• DATA TO PROCESS
........
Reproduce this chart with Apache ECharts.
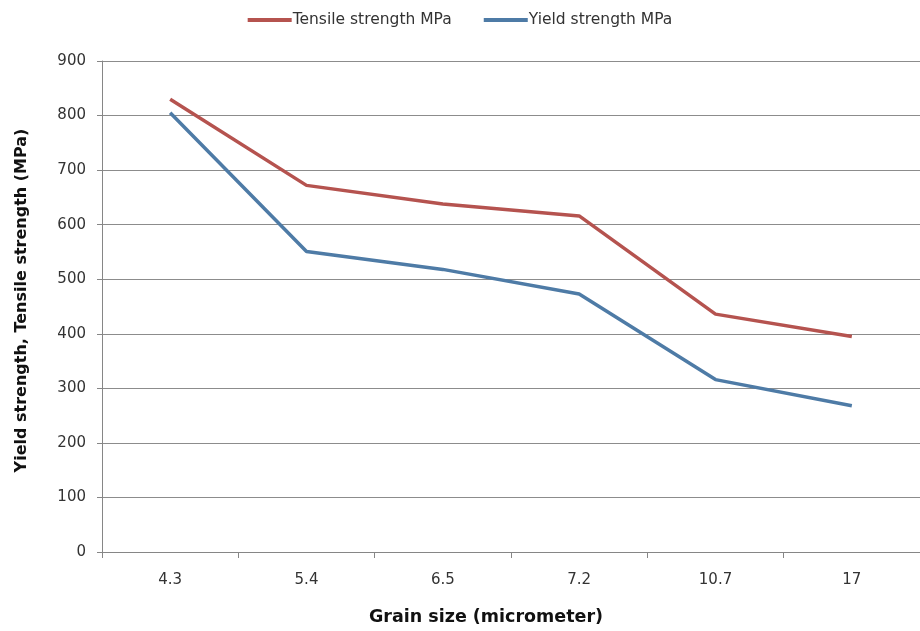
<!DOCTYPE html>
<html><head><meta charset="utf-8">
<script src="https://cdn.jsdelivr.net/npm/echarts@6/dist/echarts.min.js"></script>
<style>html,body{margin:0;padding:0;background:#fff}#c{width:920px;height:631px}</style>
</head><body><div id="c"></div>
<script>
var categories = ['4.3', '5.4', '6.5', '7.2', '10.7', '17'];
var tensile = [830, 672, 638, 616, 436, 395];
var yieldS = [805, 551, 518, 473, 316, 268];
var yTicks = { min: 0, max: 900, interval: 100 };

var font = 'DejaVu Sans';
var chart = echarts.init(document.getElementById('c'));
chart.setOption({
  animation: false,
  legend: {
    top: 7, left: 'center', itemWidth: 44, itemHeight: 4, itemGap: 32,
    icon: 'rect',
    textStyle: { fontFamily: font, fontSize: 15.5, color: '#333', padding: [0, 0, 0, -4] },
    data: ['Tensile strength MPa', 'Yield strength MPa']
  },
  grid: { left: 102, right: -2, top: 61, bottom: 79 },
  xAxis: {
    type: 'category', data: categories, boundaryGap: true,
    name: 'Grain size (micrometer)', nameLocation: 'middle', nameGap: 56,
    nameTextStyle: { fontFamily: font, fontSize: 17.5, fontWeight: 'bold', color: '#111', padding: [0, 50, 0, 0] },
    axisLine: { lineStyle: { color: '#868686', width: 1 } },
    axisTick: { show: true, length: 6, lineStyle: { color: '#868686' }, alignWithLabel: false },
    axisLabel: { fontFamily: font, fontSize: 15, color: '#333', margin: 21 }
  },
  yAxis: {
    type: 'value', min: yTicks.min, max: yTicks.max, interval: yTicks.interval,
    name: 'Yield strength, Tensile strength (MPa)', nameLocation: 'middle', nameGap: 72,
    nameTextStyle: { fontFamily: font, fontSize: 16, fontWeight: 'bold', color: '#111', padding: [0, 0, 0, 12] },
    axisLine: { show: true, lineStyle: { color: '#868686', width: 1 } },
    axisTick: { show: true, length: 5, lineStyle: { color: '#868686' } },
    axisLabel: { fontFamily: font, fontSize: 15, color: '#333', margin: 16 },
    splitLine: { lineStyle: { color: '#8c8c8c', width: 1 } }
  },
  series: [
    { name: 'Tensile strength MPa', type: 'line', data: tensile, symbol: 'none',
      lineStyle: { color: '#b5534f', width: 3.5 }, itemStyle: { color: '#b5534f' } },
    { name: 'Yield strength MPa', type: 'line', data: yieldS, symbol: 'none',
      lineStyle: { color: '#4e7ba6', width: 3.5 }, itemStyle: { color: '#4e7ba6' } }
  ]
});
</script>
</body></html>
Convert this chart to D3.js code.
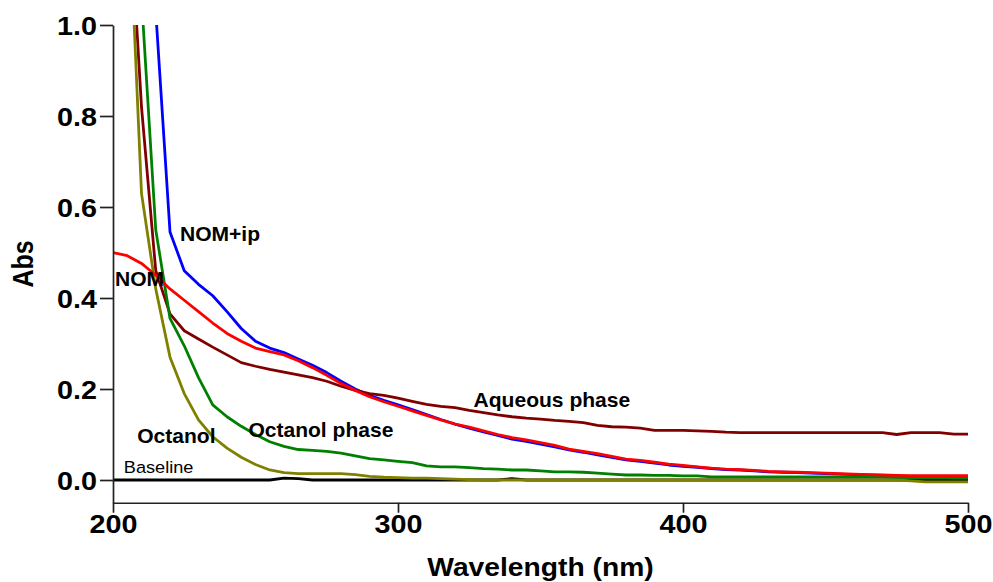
........
• WORK INSTRUCTIONS
Copy every line of the entries above in which "this" occurs.

• WRITTEN SOLUTION
Reproduce this chart with Apache ECharts.
Convert this chart to D3.js code.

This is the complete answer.